**RECORDED INFORMATION**
# # # # # # #
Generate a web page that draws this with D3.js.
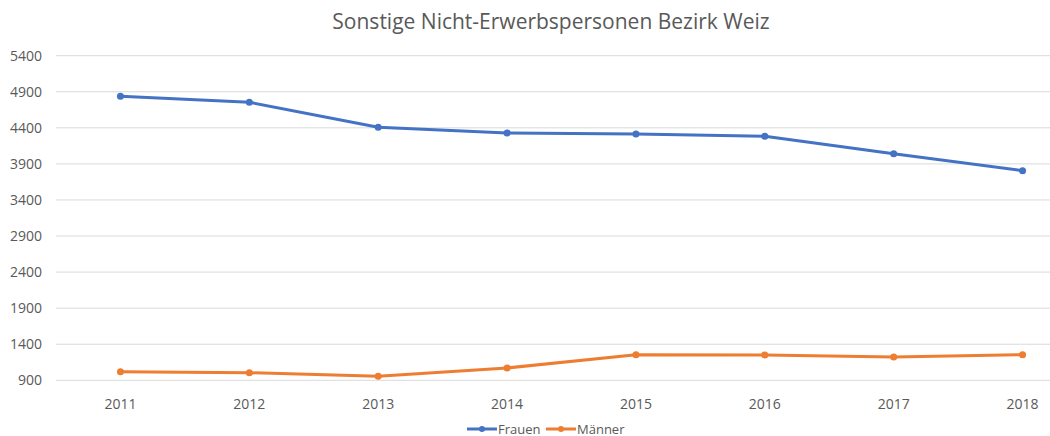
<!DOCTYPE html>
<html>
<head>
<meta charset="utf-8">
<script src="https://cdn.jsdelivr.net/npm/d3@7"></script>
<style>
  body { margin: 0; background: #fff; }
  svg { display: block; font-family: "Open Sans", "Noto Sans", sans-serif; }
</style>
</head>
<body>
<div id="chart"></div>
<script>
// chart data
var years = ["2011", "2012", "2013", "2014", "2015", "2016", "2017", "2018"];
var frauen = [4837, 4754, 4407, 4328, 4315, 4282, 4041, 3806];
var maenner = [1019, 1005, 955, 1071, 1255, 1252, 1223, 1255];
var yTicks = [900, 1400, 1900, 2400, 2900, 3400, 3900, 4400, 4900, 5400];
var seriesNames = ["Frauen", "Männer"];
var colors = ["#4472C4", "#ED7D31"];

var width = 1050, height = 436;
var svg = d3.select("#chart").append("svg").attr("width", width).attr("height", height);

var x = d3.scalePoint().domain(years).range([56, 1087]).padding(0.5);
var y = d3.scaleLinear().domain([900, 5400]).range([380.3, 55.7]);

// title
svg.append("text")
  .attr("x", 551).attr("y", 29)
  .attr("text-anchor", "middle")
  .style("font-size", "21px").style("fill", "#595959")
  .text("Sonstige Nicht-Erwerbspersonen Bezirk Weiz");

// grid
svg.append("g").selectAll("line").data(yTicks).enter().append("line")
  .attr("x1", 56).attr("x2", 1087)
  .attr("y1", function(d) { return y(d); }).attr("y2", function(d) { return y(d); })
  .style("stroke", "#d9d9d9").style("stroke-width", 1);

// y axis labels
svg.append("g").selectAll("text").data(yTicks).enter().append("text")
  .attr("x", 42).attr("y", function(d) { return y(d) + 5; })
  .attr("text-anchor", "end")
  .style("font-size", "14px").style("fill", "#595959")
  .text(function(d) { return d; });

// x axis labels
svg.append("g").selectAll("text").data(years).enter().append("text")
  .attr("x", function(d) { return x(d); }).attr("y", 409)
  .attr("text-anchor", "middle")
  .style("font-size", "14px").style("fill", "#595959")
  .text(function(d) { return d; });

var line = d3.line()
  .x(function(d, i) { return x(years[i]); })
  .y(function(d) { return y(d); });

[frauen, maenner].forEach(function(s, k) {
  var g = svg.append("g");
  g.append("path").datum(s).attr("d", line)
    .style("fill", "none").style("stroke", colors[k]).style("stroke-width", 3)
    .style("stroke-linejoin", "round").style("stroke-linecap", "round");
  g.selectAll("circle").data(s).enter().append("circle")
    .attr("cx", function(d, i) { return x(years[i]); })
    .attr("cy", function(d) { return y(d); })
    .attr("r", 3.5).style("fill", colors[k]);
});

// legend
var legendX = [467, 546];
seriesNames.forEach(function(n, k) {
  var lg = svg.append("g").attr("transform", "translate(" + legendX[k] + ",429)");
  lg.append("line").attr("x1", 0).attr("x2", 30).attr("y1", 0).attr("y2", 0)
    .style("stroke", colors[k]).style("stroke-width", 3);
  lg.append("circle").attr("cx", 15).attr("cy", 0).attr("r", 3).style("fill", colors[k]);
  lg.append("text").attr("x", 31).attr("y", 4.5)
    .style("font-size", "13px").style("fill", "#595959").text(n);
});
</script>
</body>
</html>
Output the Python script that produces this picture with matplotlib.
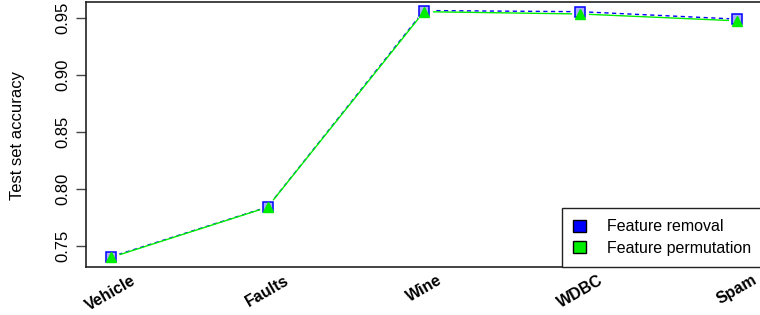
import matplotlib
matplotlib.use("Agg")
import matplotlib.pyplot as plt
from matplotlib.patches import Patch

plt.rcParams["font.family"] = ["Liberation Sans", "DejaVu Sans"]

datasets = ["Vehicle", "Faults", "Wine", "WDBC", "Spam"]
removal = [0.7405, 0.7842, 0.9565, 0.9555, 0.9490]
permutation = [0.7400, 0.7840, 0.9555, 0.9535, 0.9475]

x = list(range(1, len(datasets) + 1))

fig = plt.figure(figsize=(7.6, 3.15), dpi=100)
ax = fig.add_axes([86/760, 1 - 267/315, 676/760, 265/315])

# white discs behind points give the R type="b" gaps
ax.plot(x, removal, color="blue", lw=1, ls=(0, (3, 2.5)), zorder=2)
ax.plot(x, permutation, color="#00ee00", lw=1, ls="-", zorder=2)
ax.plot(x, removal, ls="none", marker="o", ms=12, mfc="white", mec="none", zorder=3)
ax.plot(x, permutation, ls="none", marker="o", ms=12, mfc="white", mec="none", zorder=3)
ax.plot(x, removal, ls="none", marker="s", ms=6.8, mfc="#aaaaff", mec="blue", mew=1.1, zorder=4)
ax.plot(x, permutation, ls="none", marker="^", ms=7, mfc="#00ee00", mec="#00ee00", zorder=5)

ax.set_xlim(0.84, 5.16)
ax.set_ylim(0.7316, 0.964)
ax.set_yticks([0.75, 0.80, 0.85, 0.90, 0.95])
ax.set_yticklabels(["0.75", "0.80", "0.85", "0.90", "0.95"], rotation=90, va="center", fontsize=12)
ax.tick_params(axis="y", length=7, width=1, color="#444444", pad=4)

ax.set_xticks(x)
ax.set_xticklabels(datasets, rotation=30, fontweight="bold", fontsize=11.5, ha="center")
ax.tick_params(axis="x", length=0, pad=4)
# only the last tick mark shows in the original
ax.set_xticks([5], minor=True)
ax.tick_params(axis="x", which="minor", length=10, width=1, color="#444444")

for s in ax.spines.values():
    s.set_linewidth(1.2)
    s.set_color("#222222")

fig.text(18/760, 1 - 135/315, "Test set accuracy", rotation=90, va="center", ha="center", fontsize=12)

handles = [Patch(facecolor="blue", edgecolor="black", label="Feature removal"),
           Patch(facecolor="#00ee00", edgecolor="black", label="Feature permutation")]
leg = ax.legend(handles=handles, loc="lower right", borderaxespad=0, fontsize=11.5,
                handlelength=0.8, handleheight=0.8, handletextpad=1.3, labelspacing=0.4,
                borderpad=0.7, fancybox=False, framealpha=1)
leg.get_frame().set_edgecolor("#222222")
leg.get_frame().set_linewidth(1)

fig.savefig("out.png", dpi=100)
# # # # # # #
**EXERCISE**
Your task is to copy the entries in full and exactly, without any images.

**COMPLETED EXERCISE**
Generate a web page that draws this with D3.js.
<!DOCTYPE html>
<html>
<head>
<meta charset="utf-8">
<script src="https://cdn.jsdelivr.net/npm/d3@7"></script>
<style>
  body { margin: 0; background: #fff; }
  svg { display: block; font-family: "Open Sans", "Noto Sans", sans-serif; }
</style>
</head>
<body>
<div id="chart"></div>
<script>
// chart data
var years = ["2011", "2012", "2013", "2014", "2015", "2016", "2017", "2018"];
var frauen = [4837, 4754, 4407, 4328, 4315, 4282, 4041, 3806];
var maenner = [1019, 1005, 955, 1071, 1255, 1252, 1223, 1255];
var yTicks = [900, 1400, 1900, 2400, 2900, 3400, 3900, 4400, 4900, 5400];
var seriesNames = ["Frauen", "Männer"];
var colors = ["#4472C4", "#ED7D31"];

var width = 1050, height = 436;
var svg = d3.select("#chart").append("svg").attr("width", width).attr("height", height);

var x = d3.scalePoint().domain(years).range([56, 1087]).padding(0.5);
var y = d3.scaleLinear().domain([900, 5400]).range([380.3, 55.7]);

// title
svg.append("text")
  .attr("x", 551).attr("y", 29)
  .attr("text-anchor", "middle")
  .style("font-size", "21px").style("fill", "#595959")
  .text("Sonstige Nicht-Erwerbspersonen Bezirk Weiz");

// grid
svg.append("g").selectAll("line").data(yTicks).enter().append("line")
  .attr("x1", 56).attr("x2", 1087)
  .attr("y1", function(d) { return y(d); }).attr("y2", function(d) { return y(d); })
  .style("stroke", "#d9d9d9").style("stroke-width", 1);

// y axis labels
svg.append("g").selectAll("text").data(yTicks).enter().append("text")
  .attr("x", 42).attr("y", function(d) { return y(d) + 5; })
  .attr("text-anchor", "end")
  .style("font-size", "14px").style("fill", "#595959")
  .text(function(d) { return d; });

// x axis labels
svg.append("g").selectAll("text").data(years).enter().append("text")
  .attr("x", function(d) { return x(d); }).attr("y", 409)
  .attr("text-anchor", "middle")
  .style("font-size", "14px").style("fill", "#595959")
  .text(function(d) { return d; });

var line = d3.line()
  .x(function(d, i) { return x(years[i]); })
  .y(function(d) { return y(d); });

[frauen, maenner].forEach(function(s, k) {
  var g = svg.append("g");
  g.append("path").datum(s).attr("d", line)
    .style("fill", "none").style("stroke", colors[k]).style("stroke-width", 3)
    .style("stroke-linejoin", "round").style("stroke-linecap", "round");
  g.selectAll("circle").data(s).enter().append("circle")
    .attr("cx", function(d, i) { return x(years[i]); })
    .attr("cy", function(d) { return y(d); })
    .attr("r", 3.5).style("fill", colors[k]);
});

// legend
var legendX = [467, 546];
seriesNames.forEach(function(n, k) {
  var lg = svg.append("g").attr("transform", "translate(" + legendX[k] + ",429)");
  lg.append("line").attr("x1", 0).attr("x2", 30).attr("y1", 0).attr("y2", 0)
    .style("stroke", colors[k]).style("stroke-width", 3);
  lg.append("circle").attr("cx", 15).attr("cy", 0).attr("r", 3).style("fill", colors[k]);
  lg.append("text").attr("x", 31).attr("y", 4.5)
    .style("font-size", "13px").style("fill", "#595959").text(n);
});
</script>
</body>
</html>
Output the Python script that produces this picture with matplotlib.
import matplotlib
matplotlib.use("Agg")
import matplotlib.pyplot as plt
from matplotlib.patches import Patch

plt.rcParams["font.family"] = ["Liberation Sans", "DejaVu Sans"]

datasets = ["Vehicle", "Faults", "Wine", "WDBC", "Spam"]
removal = [0.7405, 0.7842, 0.9565, 0.9555, 0.9490]
permutation = [0.7400, 0.7840, 0.9555, 0.9535, 0.9475]

x = list(range(1, len(datasets) + 1))

fig = plt.figure(figsize=(7.6, 3.15), dpi=100)
ax = fig.add_axes([86/760, 1 - 267/315, 676/760, 265/315])

# white discs behind points give the R type="b" gaps
ax.plot(x, removal, color="blue", lw=1, ls=(0, (3, 2.5)), zorder=2)
ax.plot(x, permutation, color="#00ee00", lw=1, ls="-", zorder=2)
ax.plot(x, removal, ls="none", marker="o", ms=12, mfc="white", mec="none", zorder=3)
ax.plot(x, permutation, ls="none", marker="o", ms=12, mfc="white", mec="none", zorder=3)
ax.plot(x, removal, ls="none", marker="s", ms=6.8, mfc="#aaaaff", mec="blue", mew=1.1, zorder=4)
ax.plot(x, permutation, ls="none", marker="^", ms=7, mfc="#00ee00", mec="#00ee00", zorder=5)

ax.set_xlim(0.84, 5.16)
ax.set_ylim(0.7316, 0.964)
ax.set_yticks([0.75, 0.80, 0.85, 0.90, 0.95])
ax.set_yticklabels(["0.75", "0.80", "0.85", "0.90", "0.95"], rotation=90, va="center", fontsize=12)
ax.tick_params(axis="y", length=7, width=1, color="#444444", pad=4)

ax.set_xticks(x)
ax.set_xticklabels(datasets, rotation=30, fontweight="bold", fontsize=11.5, ha="center")
ax.tick_params(axis="x", length=0, pad=4)
# only the last tick mark shows in the original
ax.set_xticks([5], minor=True)
ax.tick_params(axis="x", which="minor", length=10, width=1, color="#444444")

for s in ax.spines.values():
    s.set_linewidth(1.2)
    s.set_color("#222222")

fig.text(18/760, 1 - 135/315, "Test set accuracy", rotation=90, va="center", ha="center", fontsize=12)

handles = [Patch(facecolor="blue", edgecolor="black", label="Feature removal"),
           Patch(facecolor="#00ee00", edgecolor="black", label="Feature permutation")]
leg = ax.legend(handles=handles, loc="lower right", borderaxespad=0, fontsize=11.5,
                handlelength=0.8, handleheight=0.8, handletextpad=1.3, labelspacing=0.4,
                borderpad=0.7, fancybox=False, framealpha=1)
leg.get_frame().set_edgecolor("#222222")
leg.get_frame().set_linewidth(1)

fig.savefig("out.png", dpi=100)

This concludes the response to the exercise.